Valor: E os demais sistemas?
Unger: O sistema de Bismarck está em seis países do centro do continente, que estão se saindo bastante bem. Em seguida, há o sistema Beveridge, introduzido nos anos 1950, na Inglaterra [a partir das ideias do economista inglês William Beveridge]. É o sistema do resto da Europa ocidental e da Escandinávia. Os escandinavos têm ido muito bem, mas a Inglaterra, não. Eles têm grandes problemas com listas de espera. Para cirurgia cardíaca, na Irlanda, chega a 18 meses, e o risco de morrer nesse período é maior do que na operação. O terceiro sistema foi herdado do sistema soviético nos países do Leste europeu. É um sistema planejado, que não está se saindo lá muito bem.

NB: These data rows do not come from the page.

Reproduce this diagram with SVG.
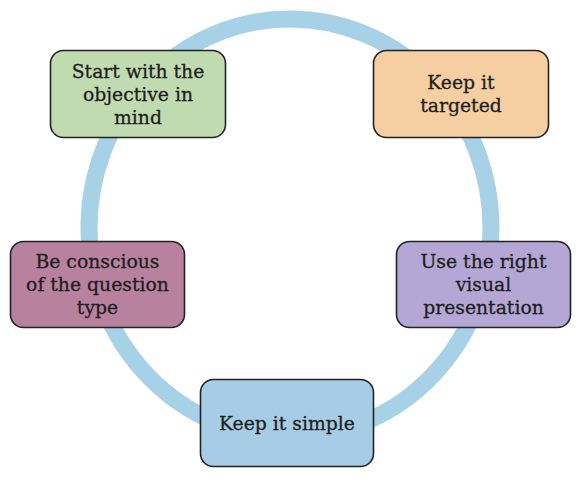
<svg xmlns="http://www.w3.org/2000/svg" width="582" height="479" viewBox="0 0 582 479">
<style>
.box{stroke:#222;stroke-width:1.6}
.t{font-family:"DejaVu Serif","Liberation Serif",serif;font-size:18.8px;fill:#1e1e1e;stroke:#1e1e1e;stroke-width:0.3;text-anchor:middle}
</style>
<rect width="582" height="479" fill="#fff"/>
<g id="connectors">
<ellipse cx="290" cy="228" rx="201" ry="209" fill="none" stroke="#a6d1e7" stroke-width="17"/>
</g>
<g id="n1">
<rect class="box" x="50.5" y="50.5" width="175" height="87" rx="13" fill="#c1dbb0"/>
<text class="t" x="138" y="78">Start with the</text>
<text class="t" x="138" y="101">objective in</text>
<text class="t" x="138" y="124">mind</text>
</g>
<g id="n2">
<rect class="box" x="373.5" y="50.5" width="175" height="87" rx="13" fill="#f5cfa2"/>
<text class="t" x="461" y="89">Keep it</text>
<text class="t" x="461" y="112">targeted</text>
</g>
<g id="n3">
<rect class="box" x="396.5" y="241.5" width="174" height="86" rx="13" fill="#b4a7d5"/>
<text class="t" x="483.5" y="268">Use the right</text>
<text class="t" x="483.5" y="291">visual</text>
<text class="t" x="483.5" y="314">presentation</text>
</g>
<g id="n4">
<rect class="box" x="200.5" y="379.5" width="173" height="87" rx="13" fill="#a7cde6"/>
<text class="t" x="287" y="430">Keep it simple</text>
</g>
<g id="n5">
<rect class="box" x="10.5" y="241.5" width="174" height="86" rx="13" fill="#b8819e"/>
<text class="t" x="97.5" y="268">Be conscious</text>
<text class="t" x="97.5" y="291">of the question</text>
<text class="t" x="97.5" y="314">type</text>
</g>
</svg>
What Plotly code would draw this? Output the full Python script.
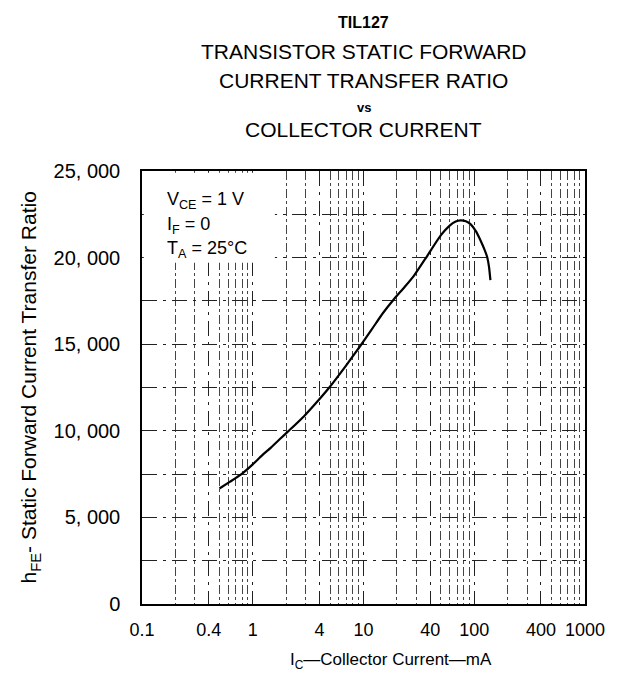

Valor: Como isso se adaptaria ao Brasil?
Unger: Pelo que observei, o que parece uma boa ideia para o Brasil seria criar mais dos pequenos centros médicos nas áreas com baixa densidade de população. Penso na Amazônia, por exemplo. Também recomendei isso para a Noruega e a Romênia. Centros médicos menores são a forma mais barata e eficiente. Isso se articularia com a medicina a distância e a disponibilização de meios de transporte. Por outro lado, o Brasil tem uma medicina muito boa na ponta superior. A questão é expandir todos os lados do sistema e investir nos centros médicos. Sabe de onde vêm os centros médicos? Dos antigos países comunistas!
Valor: Que mecanismos garantiriam que mesmo os mais pobres teriam os tratamentos mais avançados?
Unger: Na Europa, quase toda a população tem plano de saúde. A exceção são os muito pobres, por motivos óbvios, e os muito ricos. Eles não veem sentido em pagar a apólice, preferem tirar do próprio bolso se precisarem. Praticamente todos na Europa Central conseguem fazer tratamentos avançados, porque são protegidos pela seguridade social, paga pelo contribuinte, a principal fonte de recursos para a saúde na Europa.
Valor: A pesquisa em medicina é cada vez mais cara. Como financiá-la?
Unger: Temos capacidade e financiamento insuficientes para estar na fronteira da pesquisa em medicina. Há boas iniciativas na Alemanha, mas não vejo a pesquisa sendo feita na mesma intensidade que nos EUA. As disparidades na Europa são muito grandes. Na média, algo como 10% do PIB é gasto com saúde, mas isso varia de 16% na Áustria a 5% na Bulgária. Isso provoca diferenças no tipo de pesquisa que é feita, favorecendo a pesquisa de doenças que acometem ricos. Um dos grandes problemas é o financiamento da pesquisa e da medicina em cada país.
Valor: Sobre os EUA, como o senhor interpreta a reforma da saúde feita lá há alguns anos?
Unger: Quanto à medicina feita no topo, os EUA são os líderes. Quando se trata do sistema geral de saúde, os EUA têm uma deficiência gigantesca. Não cobrem nem tratam todos os pacientes.
Valor: O senhor ressalta a importância das partes da medicina que não são simplesmente cura. Como calculá-las?
Unger: A grande diferença das iniciativas de prevenção é que são, em grande medida, atitudes que têm de ser tomadas pelo próprio paciente, por conta própria, em seu próprio interesse. Em seguida, existem as atitudes preventivas que incluem alguma assistência médica, como acompanhar o colesterol, fazer exames regulares de sangue e assim por diante. Isso tudo é assunto de saúde pública.
Valor: O senhor chega a falar em novo paradigma da medicina. O que muda?
Unger: Há 270 anos, o filósofo La Mettrie publicou "O Homem-Máquina". A medicina que começou a se desenvolver nessa época se acostumou a olhar o corpo como uma máquina. Esquecemos do espírito, da alma. Com essa medicina, atingimos um grande sucesso. Mas também tivemos problemas, porque só tratamos parte do paciente. Temos de lançar um olhar amplo para o ser humano, entidade composta de corpo, alma, espírito. A saúde não é senão o momento em que essas partes estão em equilíbrio. Quando algo sai do lugar, há sofrimento. Tanto quanto ter uma perna quebrada afeta seus pensamentos, o coração partido ou o espírito deprimido podem provocar problemas no estômago. A depressão pode matar. Ao mesmo tempo, temos de avançar na medicina de alta tecnologia. Em todas as partes. E também a educação, que é extremamente necessária, antes e depois do tratamento. A parte mais fácil e barata é a devoção ao paciente. Tratá-lo com decência. Temos de fazer medicina de alta tecnologia, pensando no paciente.